→ Source material:
--------
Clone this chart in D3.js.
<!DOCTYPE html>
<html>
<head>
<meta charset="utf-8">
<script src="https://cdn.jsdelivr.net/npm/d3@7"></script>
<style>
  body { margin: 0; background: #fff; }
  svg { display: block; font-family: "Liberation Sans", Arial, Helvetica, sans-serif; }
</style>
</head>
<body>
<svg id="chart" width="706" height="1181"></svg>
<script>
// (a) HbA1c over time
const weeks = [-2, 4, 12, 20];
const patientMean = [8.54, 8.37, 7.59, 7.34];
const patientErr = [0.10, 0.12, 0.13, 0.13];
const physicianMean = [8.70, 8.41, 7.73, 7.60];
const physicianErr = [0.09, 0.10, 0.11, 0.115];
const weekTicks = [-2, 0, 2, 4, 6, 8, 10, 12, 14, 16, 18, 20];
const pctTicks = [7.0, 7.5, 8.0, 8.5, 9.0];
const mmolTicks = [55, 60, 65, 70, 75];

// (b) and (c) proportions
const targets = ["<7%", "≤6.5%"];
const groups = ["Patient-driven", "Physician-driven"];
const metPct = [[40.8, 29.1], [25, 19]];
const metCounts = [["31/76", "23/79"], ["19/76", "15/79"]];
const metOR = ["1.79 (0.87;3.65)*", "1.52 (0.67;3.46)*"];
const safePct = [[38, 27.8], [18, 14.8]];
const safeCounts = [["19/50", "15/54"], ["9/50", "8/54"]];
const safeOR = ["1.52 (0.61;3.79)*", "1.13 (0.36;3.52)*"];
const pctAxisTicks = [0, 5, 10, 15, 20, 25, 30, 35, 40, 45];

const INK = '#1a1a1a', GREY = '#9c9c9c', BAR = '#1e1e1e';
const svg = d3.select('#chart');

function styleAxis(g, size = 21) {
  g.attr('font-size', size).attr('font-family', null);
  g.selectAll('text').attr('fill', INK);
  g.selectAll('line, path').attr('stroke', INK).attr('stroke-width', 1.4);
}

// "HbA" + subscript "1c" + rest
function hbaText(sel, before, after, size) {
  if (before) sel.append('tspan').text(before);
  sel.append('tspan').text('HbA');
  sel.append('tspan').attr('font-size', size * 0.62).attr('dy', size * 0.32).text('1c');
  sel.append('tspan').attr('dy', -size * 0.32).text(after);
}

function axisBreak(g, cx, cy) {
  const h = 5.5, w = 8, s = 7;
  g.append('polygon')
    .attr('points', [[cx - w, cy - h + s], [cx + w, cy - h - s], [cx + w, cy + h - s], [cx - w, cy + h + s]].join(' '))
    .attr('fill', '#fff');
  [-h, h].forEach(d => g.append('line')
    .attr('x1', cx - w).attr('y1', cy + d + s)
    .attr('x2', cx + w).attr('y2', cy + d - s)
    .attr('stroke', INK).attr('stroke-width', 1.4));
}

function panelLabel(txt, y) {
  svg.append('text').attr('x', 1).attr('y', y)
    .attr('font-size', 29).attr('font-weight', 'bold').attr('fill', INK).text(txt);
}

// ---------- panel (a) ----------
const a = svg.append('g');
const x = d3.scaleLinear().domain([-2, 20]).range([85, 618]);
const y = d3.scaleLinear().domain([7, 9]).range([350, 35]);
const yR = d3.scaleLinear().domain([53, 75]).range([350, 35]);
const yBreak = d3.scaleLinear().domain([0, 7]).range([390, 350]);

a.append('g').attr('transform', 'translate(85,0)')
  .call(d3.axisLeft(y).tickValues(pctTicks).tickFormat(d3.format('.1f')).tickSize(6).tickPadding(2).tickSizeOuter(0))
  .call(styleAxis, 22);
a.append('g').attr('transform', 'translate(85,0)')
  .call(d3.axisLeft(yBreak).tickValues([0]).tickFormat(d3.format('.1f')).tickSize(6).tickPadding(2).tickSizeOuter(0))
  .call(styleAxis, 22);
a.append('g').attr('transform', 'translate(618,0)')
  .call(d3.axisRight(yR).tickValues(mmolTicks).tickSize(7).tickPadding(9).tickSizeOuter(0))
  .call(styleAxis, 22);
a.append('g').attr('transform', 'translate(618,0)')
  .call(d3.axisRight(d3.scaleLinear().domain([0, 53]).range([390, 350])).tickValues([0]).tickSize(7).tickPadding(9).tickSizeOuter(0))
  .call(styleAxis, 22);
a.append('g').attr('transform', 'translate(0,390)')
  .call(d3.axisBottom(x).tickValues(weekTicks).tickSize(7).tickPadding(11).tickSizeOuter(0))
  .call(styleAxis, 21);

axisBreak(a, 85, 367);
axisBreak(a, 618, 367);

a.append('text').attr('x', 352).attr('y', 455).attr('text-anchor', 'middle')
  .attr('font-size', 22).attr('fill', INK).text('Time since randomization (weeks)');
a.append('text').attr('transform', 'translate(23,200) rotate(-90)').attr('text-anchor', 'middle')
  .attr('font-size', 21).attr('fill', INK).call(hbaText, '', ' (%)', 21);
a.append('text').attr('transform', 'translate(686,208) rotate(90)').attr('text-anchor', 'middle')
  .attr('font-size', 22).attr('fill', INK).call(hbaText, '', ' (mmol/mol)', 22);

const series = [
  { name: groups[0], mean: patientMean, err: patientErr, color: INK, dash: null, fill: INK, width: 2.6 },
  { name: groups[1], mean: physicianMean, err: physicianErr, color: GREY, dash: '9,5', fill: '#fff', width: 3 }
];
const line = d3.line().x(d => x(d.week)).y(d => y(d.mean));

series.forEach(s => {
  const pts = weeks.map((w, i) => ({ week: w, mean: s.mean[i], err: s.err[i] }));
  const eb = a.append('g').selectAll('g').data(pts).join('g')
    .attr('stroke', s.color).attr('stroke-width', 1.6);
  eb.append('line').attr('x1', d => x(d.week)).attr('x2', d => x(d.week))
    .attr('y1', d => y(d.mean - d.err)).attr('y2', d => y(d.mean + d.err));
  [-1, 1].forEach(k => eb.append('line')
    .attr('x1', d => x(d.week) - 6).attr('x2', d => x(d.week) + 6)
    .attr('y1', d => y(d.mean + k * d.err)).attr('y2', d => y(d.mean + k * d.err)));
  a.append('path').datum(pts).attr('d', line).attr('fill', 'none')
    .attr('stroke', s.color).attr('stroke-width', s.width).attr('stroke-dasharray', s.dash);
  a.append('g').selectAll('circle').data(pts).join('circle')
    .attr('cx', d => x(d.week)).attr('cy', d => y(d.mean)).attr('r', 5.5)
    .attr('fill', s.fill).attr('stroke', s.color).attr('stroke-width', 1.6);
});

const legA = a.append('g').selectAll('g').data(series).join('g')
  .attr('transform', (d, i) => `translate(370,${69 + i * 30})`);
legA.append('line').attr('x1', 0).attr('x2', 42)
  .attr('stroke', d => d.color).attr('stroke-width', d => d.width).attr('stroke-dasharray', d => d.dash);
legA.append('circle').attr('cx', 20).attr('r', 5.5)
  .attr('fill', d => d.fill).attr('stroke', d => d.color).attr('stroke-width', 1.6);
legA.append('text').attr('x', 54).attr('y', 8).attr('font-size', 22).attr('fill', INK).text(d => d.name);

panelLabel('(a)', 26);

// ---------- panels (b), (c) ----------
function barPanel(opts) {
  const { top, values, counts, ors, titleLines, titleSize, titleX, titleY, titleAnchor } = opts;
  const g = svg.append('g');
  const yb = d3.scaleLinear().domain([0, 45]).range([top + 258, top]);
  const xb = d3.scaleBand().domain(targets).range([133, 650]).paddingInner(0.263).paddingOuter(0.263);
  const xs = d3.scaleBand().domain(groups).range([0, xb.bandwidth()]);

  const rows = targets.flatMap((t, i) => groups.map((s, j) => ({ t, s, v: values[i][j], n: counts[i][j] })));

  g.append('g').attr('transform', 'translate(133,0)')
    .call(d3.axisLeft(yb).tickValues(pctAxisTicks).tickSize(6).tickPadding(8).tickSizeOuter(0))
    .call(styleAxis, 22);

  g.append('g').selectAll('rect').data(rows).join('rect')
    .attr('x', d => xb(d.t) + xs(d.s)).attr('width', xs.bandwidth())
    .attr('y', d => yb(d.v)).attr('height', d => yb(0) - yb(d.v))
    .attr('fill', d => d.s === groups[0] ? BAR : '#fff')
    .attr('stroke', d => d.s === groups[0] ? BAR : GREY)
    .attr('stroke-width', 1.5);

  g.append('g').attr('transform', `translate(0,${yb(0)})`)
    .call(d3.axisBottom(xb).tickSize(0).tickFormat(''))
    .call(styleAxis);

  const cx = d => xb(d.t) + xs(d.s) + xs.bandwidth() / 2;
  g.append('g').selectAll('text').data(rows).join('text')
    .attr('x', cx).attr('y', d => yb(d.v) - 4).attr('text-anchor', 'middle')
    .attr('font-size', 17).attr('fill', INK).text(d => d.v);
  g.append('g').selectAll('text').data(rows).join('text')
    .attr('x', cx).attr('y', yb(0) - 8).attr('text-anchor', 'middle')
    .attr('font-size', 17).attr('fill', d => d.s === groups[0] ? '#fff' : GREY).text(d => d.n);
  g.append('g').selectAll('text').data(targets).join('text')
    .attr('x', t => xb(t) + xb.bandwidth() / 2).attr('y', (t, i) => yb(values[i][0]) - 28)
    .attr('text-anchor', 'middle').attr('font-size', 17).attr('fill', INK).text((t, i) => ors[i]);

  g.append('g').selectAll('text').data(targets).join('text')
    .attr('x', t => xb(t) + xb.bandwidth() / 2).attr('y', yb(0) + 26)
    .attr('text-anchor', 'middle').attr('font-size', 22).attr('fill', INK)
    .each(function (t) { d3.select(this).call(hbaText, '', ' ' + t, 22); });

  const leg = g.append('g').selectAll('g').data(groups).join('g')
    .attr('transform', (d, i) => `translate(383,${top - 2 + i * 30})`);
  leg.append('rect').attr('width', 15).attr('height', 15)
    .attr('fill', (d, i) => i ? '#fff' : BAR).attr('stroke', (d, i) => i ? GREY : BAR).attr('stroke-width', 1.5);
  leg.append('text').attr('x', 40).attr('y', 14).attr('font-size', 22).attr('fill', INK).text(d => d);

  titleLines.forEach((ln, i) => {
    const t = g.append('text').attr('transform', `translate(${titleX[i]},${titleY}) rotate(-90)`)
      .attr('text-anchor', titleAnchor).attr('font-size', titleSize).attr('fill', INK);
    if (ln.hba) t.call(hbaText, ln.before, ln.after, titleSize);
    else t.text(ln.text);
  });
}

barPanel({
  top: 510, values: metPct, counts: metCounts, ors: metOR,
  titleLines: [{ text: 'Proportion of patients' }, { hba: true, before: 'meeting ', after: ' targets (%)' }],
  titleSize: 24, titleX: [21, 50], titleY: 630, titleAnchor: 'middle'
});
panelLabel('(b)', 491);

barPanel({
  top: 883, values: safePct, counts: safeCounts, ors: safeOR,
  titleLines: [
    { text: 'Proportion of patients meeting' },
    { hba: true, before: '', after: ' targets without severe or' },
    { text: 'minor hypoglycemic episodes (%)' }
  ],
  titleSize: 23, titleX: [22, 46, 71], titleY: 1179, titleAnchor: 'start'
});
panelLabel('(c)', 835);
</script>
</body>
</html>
--------
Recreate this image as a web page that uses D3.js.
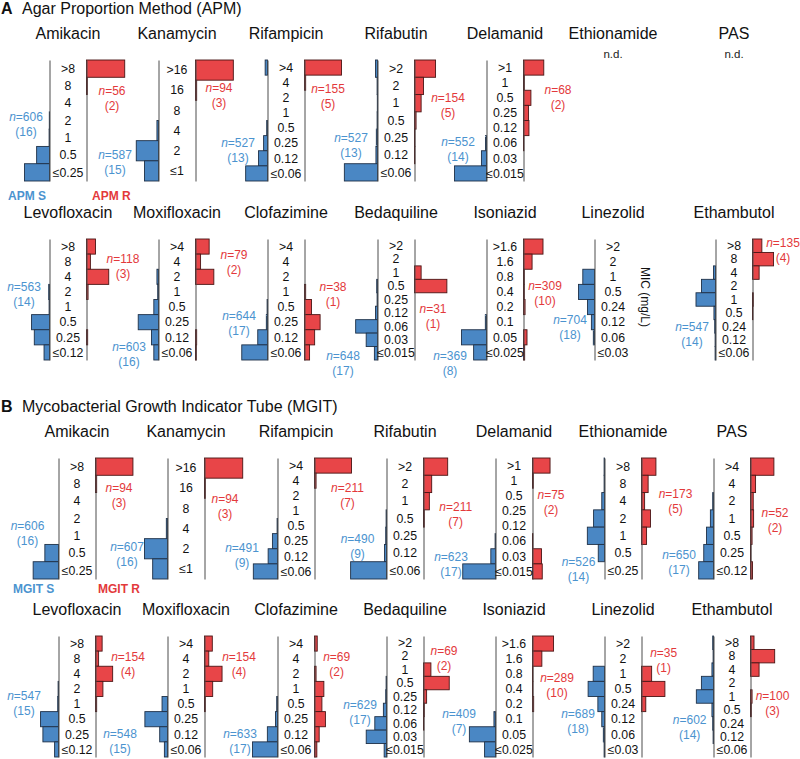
--------
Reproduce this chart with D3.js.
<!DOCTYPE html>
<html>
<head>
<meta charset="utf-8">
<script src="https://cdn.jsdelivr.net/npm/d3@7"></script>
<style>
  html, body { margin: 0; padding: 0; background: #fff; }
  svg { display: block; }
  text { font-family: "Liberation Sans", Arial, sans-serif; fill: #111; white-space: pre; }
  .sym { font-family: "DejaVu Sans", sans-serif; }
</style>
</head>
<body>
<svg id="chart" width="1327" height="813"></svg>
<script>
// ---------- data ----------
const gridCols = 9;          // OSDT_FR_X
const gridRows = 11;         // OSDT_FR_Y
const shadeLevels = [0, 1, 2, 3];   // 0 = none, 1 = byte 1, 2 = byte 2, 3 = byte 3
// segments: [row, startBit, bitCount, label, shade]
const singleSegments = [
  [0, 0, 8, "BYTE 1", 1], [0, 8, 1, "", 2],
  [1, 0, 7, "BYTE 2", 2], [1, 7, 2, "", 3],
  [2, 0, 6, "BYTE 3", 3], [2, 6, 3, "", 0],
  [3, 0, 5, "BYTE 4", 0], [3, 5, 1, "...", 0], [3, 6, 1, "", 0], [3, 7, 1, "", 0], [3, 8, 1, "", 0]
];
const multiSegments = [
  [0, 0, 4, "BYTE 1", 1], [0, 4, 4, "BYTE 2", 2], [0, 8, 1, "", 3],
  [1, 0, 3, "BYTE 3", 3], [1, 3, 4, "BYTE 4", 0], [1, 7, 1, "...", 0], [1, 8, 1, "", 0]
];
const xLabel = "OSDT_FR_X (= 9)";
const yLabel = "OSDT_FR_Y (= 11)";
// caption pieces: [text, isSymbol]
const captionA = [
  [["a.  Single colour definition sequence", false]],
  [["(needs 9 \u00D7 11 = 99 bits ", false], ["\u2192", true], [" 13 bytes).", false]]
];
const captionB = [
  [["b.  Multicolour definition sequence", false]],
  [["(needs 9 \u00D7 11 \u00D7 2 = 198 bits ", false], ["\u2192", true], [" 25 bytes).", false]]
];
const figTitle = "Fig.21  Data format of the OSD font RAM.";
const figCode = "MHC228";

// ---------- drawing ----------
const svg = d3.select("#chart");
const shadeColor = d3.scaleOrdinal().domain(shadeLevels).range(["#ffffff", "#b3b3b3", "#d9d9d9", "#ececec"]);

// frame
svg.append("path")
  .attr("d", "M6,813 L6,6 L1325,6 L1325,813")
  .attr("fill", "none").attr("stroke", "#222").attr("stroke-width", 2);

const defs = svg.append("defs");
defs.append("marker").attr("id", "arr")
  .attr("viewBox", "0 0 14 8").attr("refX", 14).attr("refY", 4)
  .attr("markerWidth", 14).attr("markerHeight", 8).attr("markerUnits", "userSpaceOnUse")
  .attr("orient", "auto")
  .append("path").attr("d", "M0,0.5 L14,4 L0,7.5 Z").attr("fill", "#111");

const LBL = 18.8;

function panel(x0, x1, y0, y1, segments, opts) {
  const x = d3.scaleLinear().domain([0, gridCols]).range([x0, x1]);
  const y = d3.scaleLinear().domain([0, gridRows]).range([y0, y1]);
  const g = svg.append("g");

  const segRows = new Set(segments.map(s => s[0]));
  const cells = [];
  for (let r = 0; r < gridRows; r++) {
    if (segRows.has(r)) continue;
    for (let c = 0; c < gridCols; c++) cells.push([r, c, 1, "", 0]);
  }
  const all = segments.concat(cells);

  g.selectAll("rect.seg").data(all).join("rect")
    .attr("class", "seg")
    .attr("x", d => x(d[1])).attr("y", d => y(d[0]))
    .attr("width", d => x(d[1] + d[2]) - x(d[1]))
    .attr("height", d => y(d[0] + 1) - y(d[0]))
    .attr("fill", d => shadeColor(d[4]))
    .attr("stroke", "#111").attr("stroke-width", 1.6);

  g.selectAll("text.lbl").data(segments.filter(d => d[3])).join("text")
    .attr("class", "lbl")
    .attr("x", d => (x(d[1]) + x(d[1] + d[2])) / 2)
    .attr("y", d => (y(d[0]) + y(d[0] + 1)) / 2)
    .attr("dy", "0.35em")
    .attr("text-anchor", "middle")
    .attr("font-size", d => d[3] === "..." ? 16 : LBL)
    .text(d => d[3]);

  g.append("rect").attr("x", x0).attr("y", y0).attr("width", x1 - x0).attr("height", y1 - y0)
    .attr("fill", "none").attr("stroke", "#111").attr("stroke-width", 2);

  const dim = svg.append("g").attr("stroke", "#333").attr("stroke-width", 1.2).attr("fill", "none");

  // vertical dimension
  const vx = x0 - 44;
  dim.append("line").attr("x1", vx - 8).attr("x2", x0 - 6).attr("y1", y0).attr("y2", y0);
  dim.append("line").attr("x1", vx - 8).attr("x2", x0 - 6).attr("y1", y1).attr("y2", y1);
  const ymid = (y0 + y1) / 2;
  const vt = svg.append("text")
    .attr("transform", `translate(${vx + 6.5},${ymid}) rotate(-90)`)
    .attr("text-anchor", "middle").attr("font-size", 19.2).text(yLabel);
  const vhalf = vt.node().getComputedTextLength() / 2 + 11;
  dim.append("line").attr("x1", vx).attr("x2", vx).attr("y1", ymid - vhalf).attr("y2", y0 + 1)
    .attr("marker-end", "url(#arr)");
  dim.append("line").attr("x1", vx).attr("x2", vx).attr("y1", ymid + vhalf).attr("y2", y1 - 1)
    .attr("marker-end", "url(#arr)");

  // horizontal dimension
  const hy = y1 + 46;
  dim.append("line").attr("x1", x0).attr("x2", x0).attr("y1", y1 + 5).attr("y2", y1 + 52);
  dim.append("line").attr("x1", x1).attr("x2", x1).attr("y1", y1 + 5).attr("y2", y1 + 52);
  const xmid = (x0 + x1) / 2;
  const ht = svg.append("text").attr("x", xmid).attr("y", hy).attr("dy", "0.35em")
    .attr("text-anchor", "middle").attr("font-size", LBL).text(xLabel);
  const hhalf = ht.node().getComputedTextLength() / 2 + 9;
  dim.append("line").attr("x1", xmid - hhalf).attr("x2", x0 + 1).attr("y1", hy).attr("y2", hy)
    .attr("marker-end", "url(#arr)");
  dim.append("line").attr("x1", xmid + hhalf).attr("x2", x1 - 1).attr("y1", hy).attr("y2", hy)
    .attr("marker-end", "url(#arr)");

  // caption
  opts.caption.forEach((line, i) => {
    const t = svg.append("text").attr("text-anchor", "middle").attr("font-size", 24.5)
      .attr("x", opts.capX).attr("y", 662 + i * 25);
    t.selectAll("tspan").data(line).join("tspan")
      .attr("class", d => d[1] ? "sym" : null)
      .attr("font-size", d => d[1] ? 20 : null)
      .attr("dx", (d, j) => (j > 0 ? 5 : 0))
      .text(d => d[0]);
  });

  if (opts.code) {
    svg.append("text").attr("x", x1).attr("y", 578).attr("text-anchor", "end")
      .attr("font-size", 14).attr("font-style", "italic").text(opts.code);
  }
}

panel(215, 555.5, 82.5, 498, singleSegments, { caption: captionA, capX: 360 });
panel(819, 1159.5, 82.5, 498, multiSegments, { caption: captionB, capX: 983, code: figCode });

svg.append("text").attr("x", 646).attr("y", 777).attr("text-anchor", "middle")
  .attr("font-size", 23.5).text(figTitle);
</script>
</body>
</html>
--------
Identify each line holding the string "chart", and copy it out.

Clone this chart in D3.js.
<svg id="chart" width="706" height="1181"></svg>
const svg = d3.select('#chart');
Reproduce this chart with D3.js.
<svg id="chart" width="1327" height="813"></svg>
const svg = d3.select("#chart");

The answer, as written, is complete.